It has been documented that for n ≥ 10, statistics S is normally distributed with

$$\mathrm{E}\left(\mathrm{S}\right)=0$$
(9)
$$V\left(S\right)=\frac{n\left(n-1\right)\left(2n+5\right)-\sum_{i=1}^{m}{t}_{i }({t}_{i }-1)(2{t}_{i }+5)}{18}$$
(10)

where E(S) is the mean, V(S) is the variance of S, m is the number of tied groups, and ti is the size of the i-th tied group. The standard normal test statistics Z is given by

$$Z=\left\{\begin{array}{c}\frac{S+1}{\sqrt{V\left(S\right)}}, if\, S<0\\ 0, if\, S=0\\ \frac{S-1}{\sqrt{V\left(S\right)}}, if\, S>0\end{array}\right\}$$
(11)

A positive Z score represents an increasing trend, whereas a negative Z score represents a decreasing trend. We have considered a significance level value of 0.05 for this study.

Theil-Sen's slope estimator

Theil-Sen's approach is used to estimate the magnitude of change33,34. Theil-Sen's slope (β) is defined as

$$\beta =median\left(\frac{{X}_{j}-{X}_{i}}{j-i}\right)$$
(12)

where \({X}_{i}\) and \({X}_{j}\) Represents data points in time series i and j, respectively (i < j). Thus, a positive value of β represents an upward trend, whereas a negative value of β represents a downward trend.

Drought duration and drought severity

Drought duration is the period where the drought index value is below the fixed threshold value (for this study, we have taken a threshold value of − 0.5). Drought Severity is the cumulative value of the drought index within the drought duration. The drought duration and drought severity of each event computed for GRACE-DSI and CCDI are listed in Tables S2 and S3 in the “Supplementary Material”.

Results

After computing the GRACE-DSI and CCDI, drought events obtained from the GRACE-DSI and CCDI are highlighted and presented in “GRACE-DSI identified drought event analysis” and “CCDI identified drought event analysis” alongside the precipitation anomaly of the respective sub-basins. The spatio-temporal trend pattern of the drought indices at the monthly and seasonal windows is shown in “Monthly and seasonal trend analysis”.

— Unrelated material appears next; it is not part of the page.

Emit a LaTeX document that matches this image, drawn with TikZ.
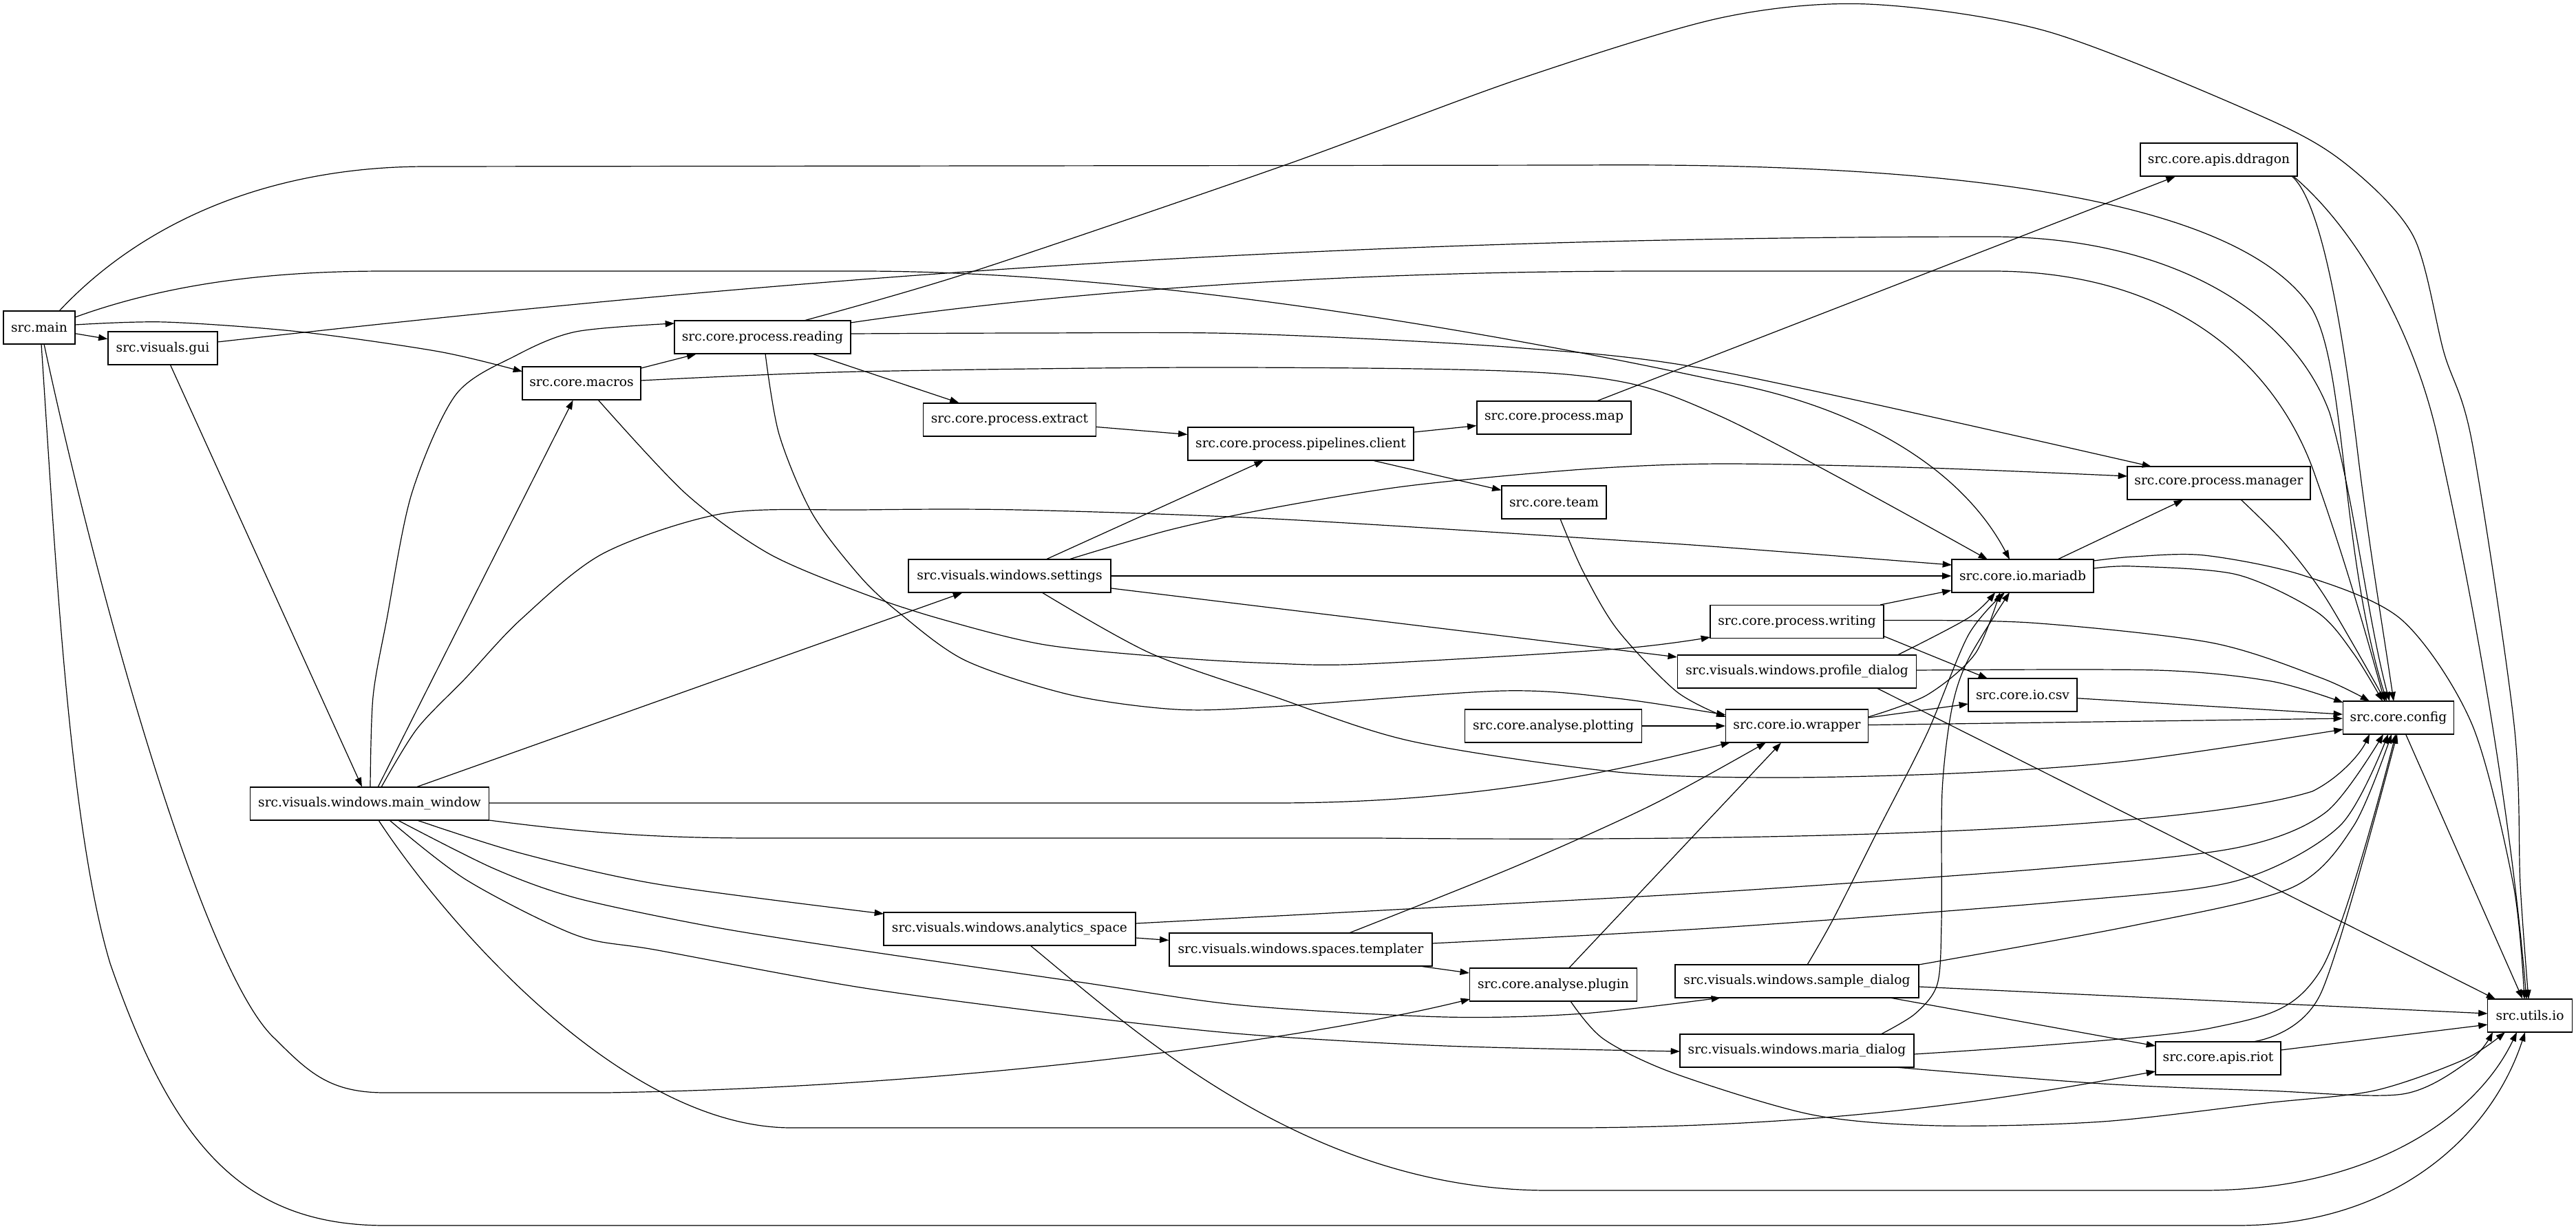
\documentclass[tikz,border=0pt]{standalone}
\usepackage{fontspec}
\setmainfont{DejaVu Serif}
\usetikzlibrary{arrows.meta,calc}
\begin{document}
\begin{tikzpicture}[x=0.75pt,y=-0.75pt,
  nbox/.style={draw,rectangle,line width=0.9pt,minimum height=36pt,inner sep=0pt,font=\fontsize{14pt}{17pt}\selectfont},
  e/.style={line width=0.9pt,-{Triangle[length=10pt,width=7pt]}}]
\fill[white] (0,0) rectangle (3743,1788);
\useasboundingbox (0,0) rectangle (3743,1788);
% nodes
\node[nbox,minimum width=78pt] (main) at (57,476) {src.main};
\node[nbox,minimum width=119.25pt] (gui) at (236.5,506) {src.visuals.gui};
\node[nbox,minimum width=260.25pt] (mainwin) at (537,1168) {src.visuals.windows.main\_window};
\node[nbox,minimum width=129pt] (macros) at (845,557) {src.core.macros};
\node[nbox,minimum width=192pt] (reading) at (1108,490) {src.core.process.reading};
\node[nbox,minimum width=188.25pt] (extract) at (1467,610) {src.core.process.extract};
\node[nbox,minimum width=220.5pt] (settings) at (1467,837) {src.visuals.windows.settings};
\node[nbox,minimum width=274.5pt] (analytics) at (1467,1350) {src.visuals.windows.analytics\_space};
\node[nbox,minimum width=246pt] (pipelines) at (1890,645) {src.core.process.pipelines.client};
\node[nbox,minimum width=286.5pt] (templater) at (1890,1380) {src.visuals.windows.spaces.templater};
\node[nbox,minimum width=168pt] (map) at (2258,607) {src.core.process.map};
\node[nbox,minimum width=114pt] (team) at (2258,730) {src.core.team};
\node[nbox,minimum width=192.75pt] (plotting) at (2257,1055) {src.core.analyse.plotting};
\node[nbox,minimum width=182.25pt] (plugin) at (2257,1431) {src.core.analyse.plugin};
\node[nbox,minimum width=189pt] (writing) at (2611,903.5) {src.core.process.writing};
\node[nbox,minimum width=260.25pt] (profile) at (2611,976) {src.visuals.windows.profile\_dialog};
\node[nbox,minimum width=155.25pt] (wrapper) at (2611,1055) {src.core.io.wrapper};
\node[nbox,minimum width=265.5pt] (sample) at (2611,1426) {src.visuals.windows.sample\_dialog};
\node[nbox,minimum width=255pt] (maria) at (2611,1527) {src.visuals.windows.maria\_dialog};
\node[nbox,minimum width=154.5pt] (mariadb) at (2939,837) {src.core.io.mariadb};
\node[nbox,minimum width=118.5pt] (csv) at (2939,1010) {src.core.io.csv};
\node[nbox,minimum width=171pt] (ddragon) at (3224,232) {src.core.apis.ddragon};
\node[nbox,minimum width=199.5pt] (manager) at (3224,702) {src.core.process.manager};
\node[nbox,minimum width=136.5pt] (riot) at (3223,1538) {src.core.apis.riot};
\node[nbox,minimum width=120.75pt] (config) at (3485,1043) {src.core.config};
\node[nbox,minimum width=92.25pt] (utils) at (3676,1476) {src.utils.io};
% src.main
\draw[e] (main) -- (gui);
\draw[e] plot[smooth] coordinates {($(main)+(52,-4)$) (239,468) (434,482) (638,511) ($(macros)+(-86,-17)$)};
\draw[e] ($(main)+(29,-24)$) .. controls (200,330) and (380,242) .. (620,242) -- (2300,240) .. controls (2800,236) and (3250,280) .. (3360,450) .. controls (3410,540) and (3400,800) .. ($(config)+(-17,-24)$);
\draw[e] ($(main)+(52,-15)$) .. controls (250,410) and (400,394) .. (560,394) -- (1250,394) .. controls (1700,394) and (2250,500) .. (2500,554) .. controls (2700,590) and (2850,680) .. ($(mariadb)+(-19,-24)$);
\draw[e] ($(main)+(3,24)$) .. controls (80,800) and (100,1200) .. (160,1400) .. controls (250,1660) and (350,1781) .. (560,1781) -- (3250,1781) .. controls (3480,1781) and (3620,1650) .. ($(utils)+(-7,24)$);
\draw[e] ($(main)+(7,24)$) .. controls (150,900) and (300,1420) .. (400,1510) .. controls (450,1560) and (480,1588) .. (560,1588) -- (880,1588) .. controls (1400,1580) and (1900,1510) .. ($(plugin)+(-121,21)$);
% gui
\draw[e] (gui) -- (mainwin);
\draw[e] ($(gui)+(79.5,-9)$) .. controls (1000,420) and (1800,344) .. (2900,344) .. controls (3150,346) and (3330,450) .. (3385,600) .. controls (3420,720) and (3440,900) .. ($(config)+(-13,-24)$);
% macros
\draw[e] (macros) -- (reading);
\draw[e] plot[smooth] coordinates {($(macros)+(86,-4)$) (1250,540) (1808,534) (2286,545) (2500,605) ($(mariadb)+(-51,-24)$)};
\draw[e] plot[smooth] coordinates {($(macros)+(24,24)$) (996,717) (1116,804) (1250,861) (1365,899) (1518,937) (1709,956) (1850,964) (1983,965) (2350,943) ($(writing)+(-126,22.5)$)};
% reading
\draw[e] (reading) -- (extract);
\draw[e] plot[smooth] coordinates {($(reading)+(128,-5)$) (1500,484) (1808,485) (2200,505) (2500,540) ($(manager)+(-98,-24)$)};
\draw[e] ($(reading)+(128,-21)$) .. controls (1500,430) and (1900,394) .. (2400,394) -- (2900,394) .. controls (3150,396) and (3300,520) .. (3360,680) .. controls (3410,820) and (3440,930) .. ($(config)+(-20,-24)$);
\draw[e] plot[smooth] coordinates {($(reading)+(60,-24)$) (1409,396) (1864,241) (2207,115) (2500,26) (2714,6) (2976,46) (3293,172) (3412,241) (3507,344) (3551,512) (3592,643) (3653,1053) (3662,1286) ($(utils)+(-2,-24)$)};
\draw[e] plot[smooth] coordinates {($(reading)+(4,24)$) (1132,631) (1180,746) (1250,838) (1307,891) (1403,960) (1556,1010) (1709,1031) (1850,1027) (2183,1004) (2350,1015) ($(wrapper)+(-103.5,-16)$)};
% process chain
\draw[e] (extract) -- (pipelines);
\draw[e] (pipelines) -- (map);
\draw[e] (pipelines) -- (team);
\draw[e] (map) -- (ddragon);
\draw[e] plot[smooth] coordinates {($(team)+(9,24)$) (2300,830) (2350,915) (2436,1005) ($(wrapper)+(-103.5,-13)$)};
\draw[e] (plotting) -- (wrapper);
% settings
\draw[e] (settings) -- (pipelines);
\draw[e] plot[smooth] coordinates {($(settings)+(86,-24)$) (1700,770) (1850,738) (2047,706) (2300,682) (2500,674) (2800,680) ($(manager)+(-133,-10)$)};
\draw[e] (settings) -- (mariadb);
\draw[e] (settings) -- (profile);
\draw[e] plot[smooth] coordinates {($(settings)+(47,24)$) (1671,949) (1850,1012) (2050,1077) (2350,1122) (2586,1130) (2860,1123) (3100,1105) ($(config)+(-80.5,17)$)};
% main_window
\draw[e] plot[smooth] coordinates {($(mainwin)+(1,-24)$) (542,1013) (562,900) (598,718) (662,574) (749,517) (837,482) ($(reading)+(-128,-20)$)};
\draw[e] (mainwin) -- (macros);
\draw[e] plot[smooth] coordinates {($(mainwin)+(17,-24)$) (606,1059) (677,985) (757,900) (877,804) (1052,746) (1250,741) (1480,741) (1850,754) (2350,785) (2500,795) ($(mariadb)+(-103,-16)$)};
\draw[e] (mainwin) -- (settings);
\draw[e] ($(mainwin)+(173.5,-1)$) -- (1850,1167) .. controls (2150,1167) and (2350,1120) .. ($(wrapper)+(-97,24)$);
\draw[e] ($(mainwin)+(173.5,24)$) .. controls (850,1210) and (950,1218) .. (1100,1218) -- (2000,1218) .. controls (2700,1225) and (3200,1200) .. (3360,1150) .. controls (3400,1130) and (3430,1095) .. ($(config)+(-42,24)$);
\draw[e] plot[smooth] coordinates {($(mainwin)+(69,24)$) (757,1240) (956,1285) ($(analytics)+(-183,-22)$)};
\draw[e] plot[smooth] coordinates {($(mainwin)+(41,24)$) (717,1262) (837,1305) (1036,1347) (1250,1381) (1567,1427) (1805,1461) (2100,1478) (2300,1473) ($(sample)+(-111,24)$)};
\draw[e] plot[smooth] coordinates {($(mainwin)+(29,24)$) (678,1279) (837,1359) (956,1381) (1250,1435) (1550,1475) (1808,1503) (2100,1520) ($(maria)+(-170,1)$)};
\draw[e] ($(mainwin)+(13,24)$) .. controls (640,1330) and (900,1639) .. (1150,1639) -- (2300,1639) .. controls (2700,1636) and (2950,1590) .. ($(riot)+(-91,19)$);
% analytics
\draw[e] (analytics) -- (templater);
\draw[e] plot[smooth] coordinates {($(analytics)+(183,-8)$) (2100,1318) (2500,1296) (2976,1262) (3250,1232) (3380,1180) ($(config)+(-22,24)$)};
\draw[e] ($(analytics)+(30,24)$) .. controls (1650,1500) and (1900,1730) .. (2250,1730) -- (3200,1730) .. controls (3450,1730) and (3600,1620) .. ($(utils)+(-19,24)$);
% templater
\draw[e] plot[smooth] coordinates {($(templater)+(70,-24)$) (2200,1260) (2400,1170) ($(wrapper)+(-45,24)$)};
\draw[e] plot[smooth] coordinates {($(templater)+(191,-9)$) (2500,1348) (3000,1310) (3250,1280) (3400,1200) ($(config)+(-15,24)$)};
\draw[e] (templater) -- (plugin);
% plugin
\draw[e] (plugin) -- (wrapper);
\draw[e] plot[smooth] coordinates {($(plugin)+(25,24)$) (2330,1510) (2433,1560) (2633,1620) (2817,1636) (3055,1630) (3293,1603) (3450,1585) (3580,1540) ($(utils)+(-36,24)$)};
% writing
\draw[e] (writing) -- (mariadb);
\draw[e] plot[smooth] coordinates {($(writing)+(126,-2)$) (2950,905) (3213,934) (3372,985) ($(config)+(-42,-24)$)};
\draw[e] ($(writing)+(126,21)$) -- ($(csv)+(-51,-24)$);
% profile
\draw[e] plot[smooth] coordinates {($(profile)+(146,-24)$) (2860,898) ($(mariadb)+(-40,24)$)};
\draw[e] plot[smooth] coordinates {($(profile)+(173.5,-2)$) (3134,974) (3300,990) ($(config)+(-80.5,-22)$)};
\draw[e] ($(profile)+(116,24)$) -- ($(utils)+(-50,-24)$);
% wrapper, csv
\draw[e] plot[smooth] coordinates {($(wrapper)+(103.5,-13)$) (2800,1010) (2870,950) ($(mariadb)+(-33,24)$)};
\draw[e] ($(wrapper)+(103.5,-12)$) -- ($(csv)+(-79,13)$);
\draw[e] (wrapper) -- (config);
\draw[e] (csv) -- (config);
% sample
\draw[e] plot[smooth] coordinates {($(sample)+(15,-24)$) (2663,1337) (2728,1208) (2800,1066) (2860,923) ($(mariadb)+(-26,24)$)};
\draw[e] plot[smooth] coordinates {($(sample)+(177,-24)$) (3100,1345) (3330,1290) (3420,1200) ($(config)+(-10,24)$)};
\draw[e] ($(sample)+(177,8)$) -- ($(utils)+(-61.5,-3)$);
\draw[e] ($(sample)+(135,24)$) -- ($(riot)+(-91,-18)$);
% maria
\draw[e] plot[smooth] coordinates {($(maria)+(122,-24)$) (2783,1473) (2815,1430) (2821,1340) (2822,1150) (2836,1030) (2860,958) ($(mariadb)+(-19,24)$)};
\draw[e] plot[smooth] coordinates {($(maria)+(170,5)$) (3213,1494) (3372,1410) ($(config)+(-4,24)$)};
\draw[e] plot[smooth] coordinates {($(maria)+(143,24)$) (3055,1575) (3293,1585) (3491,1590) (3590,1540) ($(utils)+(-54,24)$)};
% mariadb
\draw[e] (mariadb) -- (manager);
\draw[e] plot[smooth] coordinates {($(mariadb)+(103,-11)$) (3100,823) (3250,835) (3366,889) (3420,950) ($(config)+(-23,-24)$)};
\draw[e] plot[smooth] coordinates {($(mariadb)+(103,-22)$) (3100,809) (3203,807) (3346,836) (3490,901) (3592,1053) (3652,1286) ($(utils)+(-8,-24)$)};
% manager, ddragon
\draw[e] plot[smooth] coordinates {($(manager)+(32,24)$) (3320,790) (3380,870) ($(config)+(-19,-24)$)};
\draw[e] ($(ddragon)+(106,24)$) .. controls (3370,290) and (3400,450) .. (3424,643) .. controls (3440,780) and (3465,930) .. ($(config)+(-7,-24)$);
\draw[e] ($(ddragon)+(108,24)$) .. controls (3420,330) and (3510,480) .. (3545,650) .. controls (3600,900) and (3650,1200) .. ($(utils)+(-5,-24)$);
% riot, config
\draw[e] plot[smooth] coordinates {($(riot)+(50,-24)$) (3372,1444) ($(config)+(-2,24)$)};
\draw[e] ($(riot)+(91,-12)$) -- ($(utils)+(-61.5,13)$);
\draw[e] (config) -- (utils);
\end{tikzpicture}
\end{document}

GRACE-DSI identified drought event analysis

To study the drought characteristics over Indian subbasins, we have plotted drought events identified by GRACE-DSI and CCDI indices for 90 subbasins as shown in Fig. 3. A dry spell continuing for three or more months is only considered for drought characterization. Any intermediate wet spell during this dry spell continuing three or fewer months is considered a temporary anomaly within this persisting dry streak.

Figure 3
figure 3figure 3figure 3figure 3

Time series of CCDI (blue line) and GRACE-DSI (orange line) are plotted along with the drought events identified based on CCDI (pink bands) and GRACE-DSI (green bands). The bottom bar graph shows the standardized precipitation variation over time (April 2002–June 2017). This plot is to understand whether the occurrence of drought is due to the deficit in precipitation, TWS, or both. (a) Indus Upper sub-basin (b) Shyok (c) Ramganga (d) Yamuna Upper (e) Area of North Ladakh not draining into Indus basin (f) Luni Upper (g) Luni lower (h) Saraswati (i) Sabarmati lower (j) Narmada lower sub-basin.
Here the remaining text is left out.